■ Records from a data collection
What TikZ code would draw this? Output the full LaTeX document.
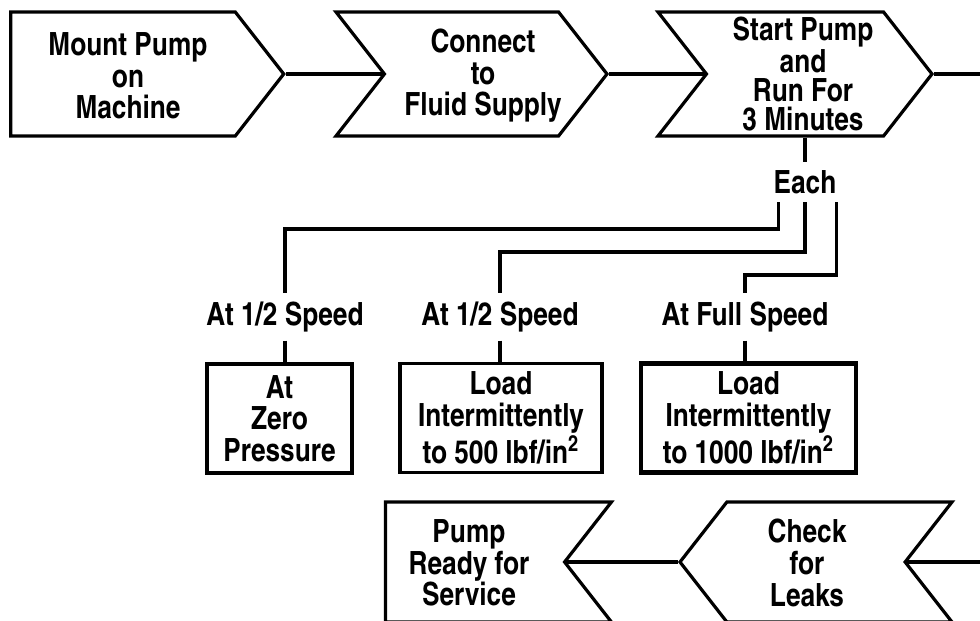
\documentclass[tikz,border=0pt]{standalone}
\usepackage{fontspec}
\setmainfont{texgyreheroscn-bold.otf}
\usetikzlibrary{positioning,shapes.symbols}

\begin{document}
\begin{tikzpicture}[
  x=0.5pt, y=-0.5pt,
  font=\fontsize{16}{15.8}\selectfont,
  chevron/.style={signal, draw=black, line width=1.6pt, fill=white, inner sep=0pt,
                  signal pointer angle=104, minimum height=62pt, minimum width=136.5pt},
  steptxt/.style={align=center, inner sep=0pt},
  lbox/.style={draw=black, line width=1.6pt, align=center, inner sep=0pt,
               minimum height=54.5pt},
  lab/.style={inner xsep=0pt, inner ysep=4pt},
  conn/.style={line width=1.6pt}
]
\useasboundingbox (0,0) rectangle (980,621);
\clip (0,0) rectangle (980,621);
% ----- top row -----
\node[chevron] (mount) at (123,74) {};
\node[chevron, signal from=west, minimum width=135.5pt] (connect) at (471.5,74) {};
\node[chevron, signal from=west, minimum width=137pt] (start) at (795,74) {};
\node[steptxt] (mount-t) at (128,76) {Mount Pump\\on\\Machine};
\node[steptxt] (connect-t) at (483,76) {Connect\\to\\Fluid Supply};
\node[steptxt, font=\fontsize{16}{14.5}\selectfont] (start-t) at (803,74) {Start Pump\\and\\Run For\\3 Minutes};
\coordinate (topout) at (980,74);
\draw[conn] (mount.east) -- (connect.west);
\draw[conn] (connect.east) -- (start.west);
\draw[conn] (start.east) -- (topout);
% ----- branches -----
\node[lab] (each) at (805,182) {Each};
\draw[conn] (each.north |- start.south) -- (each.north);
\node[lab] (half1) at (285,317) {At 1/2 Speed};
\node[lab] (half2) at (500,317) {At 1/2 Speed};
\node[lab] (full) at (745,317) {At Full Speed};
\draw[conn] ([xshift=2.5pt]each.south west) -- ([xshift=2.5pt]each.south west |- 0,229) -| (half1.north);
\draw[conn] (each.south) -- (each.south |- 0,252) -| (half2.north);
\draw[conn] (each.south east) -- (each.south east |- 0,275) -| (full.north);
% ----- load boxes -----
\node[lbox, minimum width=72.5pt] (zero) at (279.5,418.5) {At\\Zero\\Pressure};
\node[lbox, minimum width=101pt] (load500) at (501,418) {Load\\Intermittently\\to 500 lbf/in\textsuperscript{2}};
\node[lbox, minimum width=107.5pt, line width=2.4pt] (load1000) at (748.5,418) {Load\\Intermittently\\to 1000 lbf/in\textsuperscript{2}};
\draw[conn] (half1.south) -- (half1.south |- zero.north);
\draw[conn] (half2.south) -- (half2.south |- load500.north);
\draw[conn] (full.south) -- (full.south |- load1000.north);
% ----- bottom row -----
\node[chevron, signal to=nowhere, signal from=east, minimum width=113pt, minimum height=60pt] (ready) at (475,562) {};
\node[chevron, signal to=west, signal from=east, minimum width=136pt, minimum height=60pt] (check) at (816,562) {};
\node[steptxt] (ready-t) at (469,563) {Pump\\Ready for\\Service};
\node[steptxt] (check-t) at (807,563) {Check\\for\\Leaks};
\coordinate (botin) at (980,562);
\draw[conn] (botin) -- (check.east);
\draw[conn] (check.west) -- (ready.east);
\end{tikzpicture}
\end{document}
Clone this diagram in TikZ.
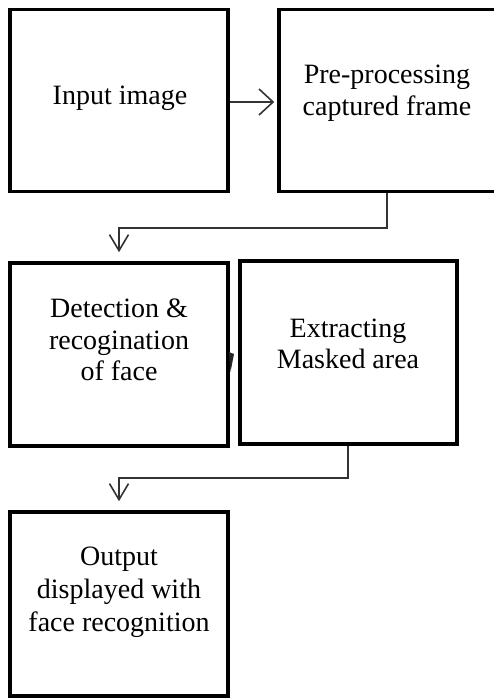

==

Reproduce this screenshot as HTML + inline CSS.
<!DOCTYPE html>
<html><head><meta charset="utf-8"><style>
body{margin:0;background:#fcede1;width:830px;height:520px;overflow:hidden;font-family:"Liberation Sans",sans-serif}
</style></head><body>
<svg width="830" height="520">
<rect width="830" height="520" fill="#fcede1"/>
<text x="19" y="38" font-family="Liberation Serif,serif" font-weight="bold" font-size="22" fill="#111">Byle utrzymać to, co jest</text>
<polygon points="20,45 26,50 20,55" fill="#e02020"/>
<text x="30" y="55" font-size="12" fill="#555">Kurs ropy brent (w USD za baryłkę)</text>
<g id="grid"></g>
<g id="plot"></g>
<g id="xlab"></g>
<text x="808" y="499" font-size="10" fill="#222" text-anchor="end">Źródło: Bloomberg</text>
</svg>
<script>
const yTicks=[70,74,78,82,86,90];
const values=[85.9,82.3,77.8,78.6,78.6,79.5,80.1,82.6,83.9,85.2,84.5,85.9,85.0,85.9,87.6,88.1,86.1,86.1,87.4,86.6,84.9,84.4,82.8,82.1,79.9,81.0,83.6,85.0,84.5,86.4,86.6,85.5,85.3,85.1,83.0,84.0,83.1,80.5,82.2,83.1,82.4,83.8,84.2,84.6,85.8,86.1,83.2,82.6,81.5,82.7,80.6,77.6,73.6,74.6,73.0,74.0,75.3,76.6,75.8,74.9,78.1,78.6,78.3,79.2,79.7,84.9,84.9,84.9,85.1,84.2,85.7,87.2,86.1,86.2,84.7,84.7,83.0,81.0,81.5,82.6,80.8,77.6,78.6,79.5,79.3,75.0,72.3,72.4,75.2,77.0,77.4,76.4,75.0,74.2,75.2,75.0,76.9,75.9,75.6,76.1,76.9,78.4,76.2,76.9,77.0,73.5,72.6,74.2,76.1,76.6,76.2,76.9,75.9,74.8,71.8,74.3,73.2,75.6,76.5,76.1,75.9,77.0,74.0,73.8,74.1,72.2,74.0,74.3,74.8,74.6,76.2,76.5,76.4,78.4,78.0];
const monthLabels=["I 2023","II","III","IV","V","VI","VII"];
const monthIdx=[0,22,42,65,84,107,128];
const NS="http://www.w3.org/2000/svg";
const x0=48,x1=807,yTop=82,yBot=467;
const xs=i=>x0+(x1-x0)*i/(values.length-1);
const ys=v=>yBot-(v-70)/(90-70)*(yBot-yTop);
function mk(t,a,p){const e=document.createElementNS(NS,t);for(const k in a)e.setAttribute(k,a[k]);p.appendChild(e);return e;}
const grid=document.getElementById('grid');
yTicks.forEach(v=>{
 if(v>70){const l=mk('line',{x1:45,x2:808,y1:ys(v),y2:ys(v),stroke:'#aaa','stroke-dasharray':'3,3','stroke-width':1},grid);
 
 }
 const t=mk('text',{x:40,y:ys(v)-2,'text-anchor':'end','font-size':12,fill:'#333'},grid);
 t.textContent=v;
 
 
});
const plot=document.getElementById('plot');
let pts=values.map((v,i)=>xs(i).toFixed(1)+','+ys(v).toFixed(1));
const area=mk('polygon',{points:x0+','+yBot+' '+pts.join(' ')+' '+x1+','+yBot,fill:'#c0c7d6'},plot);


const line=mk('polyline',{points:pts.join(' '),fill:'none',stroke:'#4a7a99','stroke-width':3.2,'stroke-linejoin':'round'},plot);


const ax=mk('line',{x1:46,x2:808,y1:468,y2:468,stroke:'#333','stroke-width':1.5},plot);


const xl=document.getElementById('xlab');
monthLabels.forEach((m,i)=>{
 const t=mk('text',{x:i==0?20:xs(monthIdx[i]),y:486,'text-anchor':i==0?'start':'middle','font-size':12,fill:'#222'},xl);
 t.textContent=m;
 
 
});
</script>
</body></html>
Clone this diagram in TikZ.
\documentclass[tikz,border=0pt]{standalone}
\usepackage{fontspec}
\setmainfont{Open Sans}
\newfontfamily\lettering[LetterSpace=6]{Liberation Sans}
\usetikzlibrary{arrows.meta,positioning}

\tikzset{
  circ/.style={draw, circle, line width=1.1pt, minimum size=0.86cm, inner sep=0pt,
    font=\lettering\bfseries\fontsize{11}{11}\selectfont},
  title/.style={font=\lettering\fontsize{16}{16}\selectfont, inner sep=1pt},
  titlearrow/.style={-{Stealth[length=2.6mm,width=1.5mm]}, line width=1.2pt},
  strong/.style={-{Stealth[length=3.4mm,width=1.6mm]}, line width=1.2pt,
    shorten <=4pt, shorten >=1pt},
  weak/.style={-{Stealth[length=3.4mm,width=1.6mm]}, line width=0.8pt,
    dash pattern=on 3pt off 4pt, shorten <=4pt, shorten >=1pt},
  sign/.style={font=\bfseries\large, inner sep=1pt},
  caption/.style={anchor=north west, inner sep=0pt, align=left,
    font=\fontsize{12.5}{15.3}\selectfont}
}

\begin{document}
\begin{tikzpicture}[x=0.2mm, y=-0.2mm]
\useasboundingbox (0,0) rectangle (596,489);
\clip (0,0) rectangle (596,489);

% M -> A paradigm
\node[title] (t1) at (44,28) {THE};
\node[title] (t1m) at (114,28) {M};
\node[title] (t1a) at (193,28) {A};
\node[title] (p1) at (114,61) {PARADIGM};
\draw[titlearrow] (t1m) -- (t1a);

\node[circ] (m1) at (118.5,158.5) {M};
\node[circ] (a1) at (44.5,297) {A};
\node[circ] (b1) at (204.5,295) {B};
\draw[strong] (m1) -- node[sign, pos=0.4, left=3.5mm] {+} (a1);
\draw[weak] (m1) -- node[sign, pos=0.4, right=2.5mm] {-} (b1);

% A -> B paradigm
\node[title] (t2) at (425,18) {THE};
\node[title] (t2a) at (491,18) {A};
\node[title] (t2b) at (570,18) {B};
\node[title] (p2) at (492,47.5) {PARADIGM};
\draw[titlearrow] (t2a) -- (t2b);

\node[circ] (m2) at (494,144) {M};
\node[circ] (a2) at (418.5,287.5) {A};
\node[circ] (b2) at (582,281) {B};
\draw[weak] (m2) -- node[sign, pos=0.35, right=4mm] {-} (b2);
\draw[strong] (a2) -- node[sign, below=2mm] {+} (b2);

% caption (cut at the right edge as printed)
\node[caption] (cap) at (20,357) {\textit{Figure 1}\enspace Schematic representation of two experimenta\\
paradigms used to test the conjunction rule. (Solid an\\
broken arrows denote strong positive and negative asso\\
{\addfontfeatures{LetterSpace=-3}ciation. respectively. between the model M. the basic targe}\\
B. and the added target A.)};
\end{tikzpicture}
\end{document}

■ Exercise aim
Keep only those lines of the records that hold "this", and return them.

■ In response
What TikZ code would draw this? Output the full LaTeX document.
Clone this diagram in TikZ.
Reproduce this screenshot as HTML + inline CSS.
Clone this diagram in TikZ.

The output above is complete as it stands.